Last week, California enacted several additional mortgage-related bills. First, AB 1599 requires that a mortgagee, trustee, beneficiary, or authorized agent attach to the already required recorded notice of default and notice of sale, a summary of the information required to be contained in those notices. The notices must include a statement referencing the attached summary, but the summary need not be recorded or published. Second, SB 980 extends until January 1, 2017 the existing prohibition against persons facilitating loan modifications from requiring or accepting pre-performance compensation, requiring collateral to secure payment, or taking power of attorney from the borrower. Finally, AB 2010 requires that reverse mortgage counseling be conducted in person, unless the borrower elected to receive counseling in another manner.
On September 11, HUD announced the launch of a new platform to manage its home equity conversion mortgage portfolio. Mortgagee Letter 2012-17 advises mortgagees of the new system and related claim enhancements, and directs mortgagees to additional information about the new online platform.

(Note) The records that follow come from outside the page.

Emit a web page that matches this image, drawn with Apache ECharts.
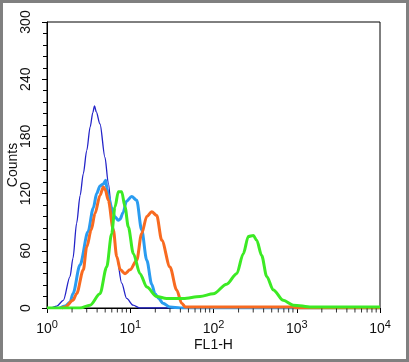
<!DOCTYPE html>
<html lang="en">
<head>
  <meta charset="UTF-8">
  <title>FL1-H histogram</title>
  <script src="https://cdn.jsdelivr.net/npm/echarts@6/dist/echarts.min.js"></script>
  <style>
    html, body { margin: 0; padding: 0; background: #fff; }
    #chart { width: 409px; height: 362px; }
  </style>
</head>
<body>
  <div id="chart"></div>
<script>
  // histogram curves: [FL1-H, counts]
  var controlCurve = [
    [1.0, 0], [1.09, 0], [1.31, 2], [1.57, 8], [1.89, 33], [2.05, 52], [2.27, 89], [2.5, 118],
    [2.73, 141], [3.0, 165], [3.3, 190], [3.55, 205], [3.72, 212], [3.9, 206], [4.33, 193],
    [4.97, 158], [5.45, 131], [6.15, 89], [6.88, 54], [7.89, 26], [9.06, 10], [10.8, 3],
    [13.1, 0], [10000, 0]
  ]
  var blueCurve = [
    [1.43, 0], [1.65, 2], [1.89, 6], [2.05, 15], [2.49, 45], [3.11, 80], [3.6, 105], [3.95, 120],
    [4.33, 128], [4.75, 130], [5.07, 134], [5.26, 125], [5.45, 118], [6.0, 105], [6.5, 96],
    [7.19, 92], [7.53, 93], [8.2, 100], [9.0, 112], [10.4, 117], [11.95, 113], [13.7, 82],
    [15.8, 50], [18.1, 25], [19.8, 15], [22, 10], [24.7, 5], [30, 1], [40, 0], [10000, 0]
  ]
  var orangeCurve = [
    [1.5, 0], [1.65, 1], [2.05, 8], [2.27, 15], [2.73, 40], [3.0, 64], [3.4, 82], [3.77, 99],
    [4.33, 118], [4.75, 127], [5.0, 124], [5.45, 113], [6.26, 82], [6.88, 54], [7.6, 40],
    [8.65, 36], [9.93, 40], [11.95, 50], [13.7, 78], [15.8, 96], [18.1, 101], [20.8, 97],
    [23.9, 71], [30, 43], [36.1, 19], [41.5, 5], [46, 1], [900, 1], [1000, 0], [10000, 0]
  ]
  var greenCurve = [
    [1.0, 0], [2.49, 0], [3.29, 3], [4.33, 15], [5.21, 43], [5.98, 78], [6.56, 106], [7.19, 122],
    [7.89, 122], [8.65, 106], [9.48, 85], [10.9, 57], [13.1, 36], [15.8, 22], [20.8, 12],
    [27.4, 10], [43.4, 10], [68.9, 12], [99.5, 15], [144, 25], [190, 36], [228, 57], [262, 75],
    [301, 76], [330, 71], [379, 55], [436, 33], [523, 19], [689, 8], [909, 3], [1500, 1], [10000, 1]
  ]
  // log-spaced minor ticks on the x axis
  var xMinorTicks = [
    2, 3, 4, 5, 6, 7, 8, 9,
    20, 30, 40, 50, 60, 70, 80, 90,
    200, 300, 400, 500, 600, 700, 800, 900,
    2000, 3000, 4000, 5000, 6000, 7000, 8000, 9000
  ]
  var yTicks = [0, 60, 120, 180, 240, 300]

  var font = "'Liberation Sans', Arial, sans-serif"
  var chart = echarts.init(document.getElementById('chart'))

  function curve(data, color, width) {
    return {
      type: 'line',
      data: data,
      showSymbol: false,
      smooth: 0.3,
      smoothMonotone: 'x',
      lineStyle: { color: color, width: width },
      silent: true
    }
  }

  chart.setOption({
    animation: false,
    backgroundColor: '#fff',
    textStyle: { fontFamily: font },
    grid: {
      left: 47, right: 29, top: 22, bottom: 54,
      outerBoundsMode: 'none',
      containLabel: false,
      show: true, borderColor: '#000', borderWidth: 1
    },
    graphic: [{
      type: 'rect',
      shape: { x: 1.5, y: 1.5, width: 406, height: 359 },
      style: { fill: 'none', stroke: '#808080', lineWidth: 3 }
    }],
    xAxis: {
      type: 'log',
      logBase: 10,
      min: 1,
      max: 10000,
      name: 'FL1-H',
      nameLocation: 'middle',
      nameGap: 30,
      nameMoveOverlap: false,
      nameTextStyle: { fontSize: 14, color: '#111', fontFamily: font },
      axisLine: { lineStyle: { color: '#000', width: 1 } },
      axisTick: { inside: false, length: 5, lineStyle: { color: '#000' } },
      splitLine: { show: false },
      axisLabel: {
        margin: 11,
        color: '#111',
        fontFamily: font,
        fontSize: 14,
        formatter: function (v) {
          return '10{s|' + Math.round(Math.log10(v)) + '}'
        },
        rich: {
          s: { fontSize: 11, padding: [0, 0, 9, 0], fontFamily: font, color: '#111' }
        }
      }
    },
    yAxis: {
      type: 'value',
      min: yTicks[0],
      max: yTicks[yTicks.length - 1],
      interval: 60,
      name: 'Counts',
      nameLocation: 'middle',
      nameGap: 27,
      nameMoveOverlap: false,
      nameTextStyle: { fontSize: 14, color: '#111', fontFamily: font },
      axisLine: { show: true, lineStyle: { color: '#000', width: 1 } },
      axisTick: { show: true, inside: false, length: 5, lineStyle: { color: '#000' } },
      minorTick: { show: true, splitNumber: 5, length: 4, lineStyle: { color: '#000' } },
      splitLine: { show: false },
      axisLabel: { rotate: 90, margin: 14, color: '#111', fontSize: 14, fontFamily: font }
    },
    series: [
      curve(controlCurve, '#2323c8', 1.3),
      curve(blueCurve, '#2a9cf0', 3),
      curve(orangeCurve, '#f86a20', 3),
      curve(greenCurve, '#3cea24', 3),
      {
        type: 'scatter',
        data: xMinorTicks.map(function (v) { return [v, 0] }),
        symbol: 'rect',
        symbolSize: [1, 4],
        symbolOffset: [0, 2.5],
        itemStyle: { color: '#000' },
        clip: false,
        silent: true,
        z: 5
      }
    ]
  })
</script>
</body>
</html>
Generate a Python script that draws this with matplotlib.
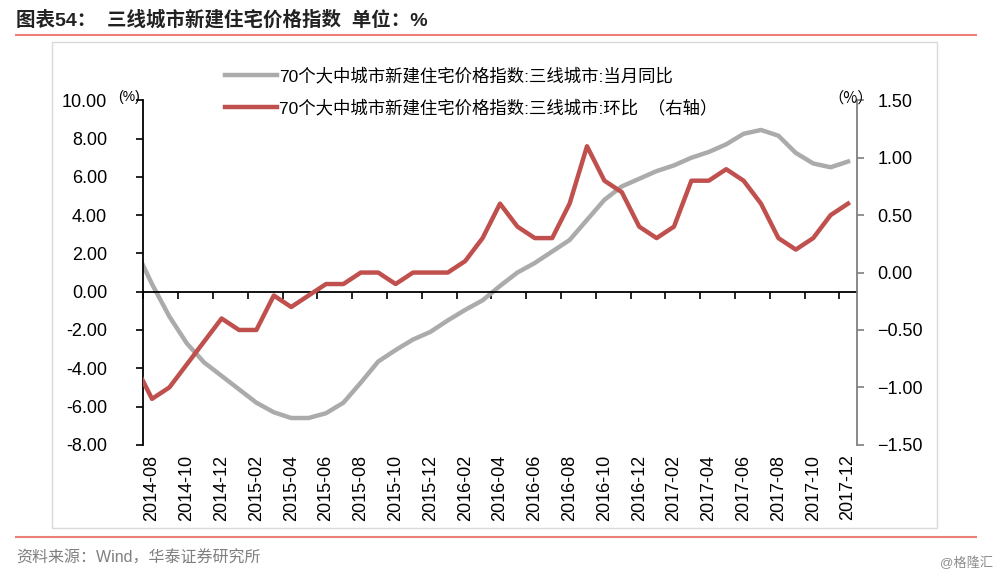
import numpy as np
import matplotlib
matplotlib.use("Agg")
import matplotlib.pyplot as plt
from matplotlib.patches import Rectangle
from matplotlib.lines import Line2D

plt.rcParams['font.family'] = ['Liberation Sans', 'Noto Sans CJK SC', 'DejaVu Sans']

# monthly data, 2014-07 .. 2017-12 (first month sits just left of the axis and gets clipped)
months = ["2014-07", "2014-08", "2014-09", "2014-10", "2014-11", "2014-12",
          "2015-01", "2015-02", "2015-03", "2015-04", "2015-05", "2015-06",
          "2015-07", "2015-08", "2015-09", "2015-10", "2015-11", "2015-12",
          "2016-01", "2016-02", "2016-03", "2016-04", "2016-05", "2016-06",
          "2016-07", "2016-08", "2016-09", "2016-10", "2016-11", "2016-12",
          "2017-01", "2017-02", "2017-03", "2017-04", "2017-05", "2017-06",
          "2017-07", "2017-08", "2017-09", "2017-10", "2017-11", "2017-12"]
yoy = [2.3, 0.4, -1.3, -2.7, -3.7, -4.4, -5.1, -5.8, -6.3, -6.6, -6.6, -6.35,
       -5.8, -4.75, -3.65, -3.05, -2.5, -2.1, -1.5, -0.95, -0.45, 0.3, 1.0, 1.5,
       2.1, 2.7, 3.75, 4.8, 5.5, 5.9, 6.3, 6.6, 7.0, 7.3, 7.7, 8.25, 8.45, 8.15,
       7.25, 6.7, 6.5, 6.8]
mom = [-0.8, -1.1, -1.0, -0.8, -0.6, -0.4, -0.5, -0.5, -0.2, -0.3, -0.2, -0.1,
       -0.1, 0.0, 0.0, -0.1, 0.0, 0.0, 0.0, 0.1, 0.3, 0.6, 0.4, 0.3, 0.3, 0.6,
       1.1, 0.8, 0.7, 0.4, 0.3, 0.4, 0.8, 0.8, 0.9, 0.8, 0.6, 0.3, 0.2, 0.3, 0.5, 0.6]
label_yoy = "70个大中城市新建住宅价格指数:三线城市:当月同比"
label_mom = "70个大中城市新建住宅价格指数:三线城市:环比  （右轴）"
left_ticks = [-8, -6, -4, -2, 0, 2, 4, 6, 8, 10]
right_ticks = [-1.5, -1.0, -0.5, 0.0, 0.5, 1.0, 1.5]

x = np.arange(len(months)) - 1
shown = months[1:]

fig = plt.figure(figsize=(10, 5.77), dpi=100)
W, H = 1000, 577

ax = fig.add_axes([143.3 / W, 1 - 444.8 / H, (856.7 - 143.3) / W, (444.8 - 100.3) / H])
ax2 = ax.twinx()

l1, = ax.plot(x, yoy, color='#ABABAB', lw=3.2, solid_joinstyle='round')
l2, = ax2.plot(x, mom, color='#C0504D', lw=3.2, solid_joinstyle='round')

ax.set_xlim(-0.5, 40.5)
ax.set_ylim(-8, 10)
ax2.set_ylim(-1.5, 1.5)

ax.set_yticks(left_ticks)
ax.set_yticklabels([f"{v:.2f}" for v in left_ticks], fontsize=13)
ax2.set_yticks(right_ticks)
ax2.set_yticklabels([f"{v:.2f}".replace("-", "−") for v in right_ticks], fontsize=13)

for s in ['top', 'right']:
    ax.spines[s].set_visible(False)
for s in ['top', 'left', 'bottom']:
    ax2.spines[s].set_visible(False)
ax.spines['left'].set_color('black')
ax.spines['left'].set_linewidth(1.3)
ax.spines['bottom'].set_position(('data', 0))
ax.spines['bottom'].set_linewidth(1.3)
ax2.spines['right'].set_color('#7F7F7F')
ax2.spines['right'].set_linewidth(1.3)

ax.tick_params(axis='y', direction='out', length=5, width=1.2, pad=21, colors='black')
ax2.tick_params(axis='y', direction='out', length=5, width=1.2, pad=10, color='#7F7F7F', labelcolor='black')

# tick marks between categories on the zero line, labels at the bottom
ax.set_xticks(np.arange(-0.5, 40, 2))
ax.tick_params(axis='x', direction='out', length=5, width=1.2, labelbottom=False)
sec = ax.secondary_xaxis(0)
sec.set_xticks(np.arange(0, 41, 2))
sec.set_xticklabels(shown[::2], rotation=90, fontsize=13)
sec.tick_params(length=0, pad=7)
sec.spines['bottom'].set_visible(False)

fig.text(118 / W, 1 - 97 / H, "(%)", fontsize=10, va='center', ha='left')
fig.text(851 / W, 1 - 98 / H, "（%）", fontsize=11, va='center', ha='center',
         family=['Noto Sans CJK SC', 'DejaVu Sans'])

fig.legend([l1, l2], [label_yoy, label_mom], loc='upper left',
           bbox_to_anchor=(216 / W, 1 - 59 / H), frameon=False, fontsize=12.5,
           handlelength=3.0, handletextpad=0.15, borderpad=0, labelspacing=0.85)

# frame, title and footer
fig.patches.append(Rectangle((51.7 / W, 1 - 528 / H), (936.7 - 51.7) / W, (528 - 41.7) / H,
                             transform=fig.transFigure, fill=False, ec='#D9D9D9', lw=1))
fig.lines.append(Line2D([16 / W, 976 / W], [1 - 35 / H, 1 - 35 / H], transform=fig.transFigure,
                        color='#EE7F76', lw=1.5))
fig.lines.append(Line2D([16 / W, 976 / W], [1 - 537 / H, 1 - 537 / H], transform=fig.transFigure,
                        color='#EE7F76', lw=1.5))
fig.text(16 / W, 1 - 20 / H, "图表54：  三线城市新建住宅价格指数  单位：%", fontsize=14,
         fontweight='bold', va='center', ha='left', color='#222222')
fig.text(16 / W, 1 - 558 / H, "资料来源：Wind，华泰证券研究所", fontsize=11.5,
         va='center', ha='left', color='#7F7F7F')
fig.text(993 / W, 1 - 563 / H, "@格隆汇", fontsize=9.5, va='center', ha='right', color='#8C8C8C')

fig.savefig("out.png", dpi=100)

On June 28, the CFPB released a report to Congress detailing the characteristics and evolving uses of reverse mortgages in today’s marketplace. The report presents findings from a CFPB study on reverse mortgages required by the Dodd-Frank Act. Among the findings, the CFPB report states that reverse mortgages are often difficult for consumers to understand. The report further observes that reverse mortgages are being used by younger borrowers to obtain all available equity upfront, a use that contravenes the original and intended use of reverse mortgage products and may pose substantial risks to consumers. Concurrent with the release of the report, the CFPB issued a Notice and Request for Information on topics related to reverse mortgages and will accept comments for 60 days following publication of the Notice in the Federal Register. The CFPB intends to use the information and comments received from the public, as well as the findings from its study, to determine whether further consumer education or regulatory action related to reverse mortgages is necessary.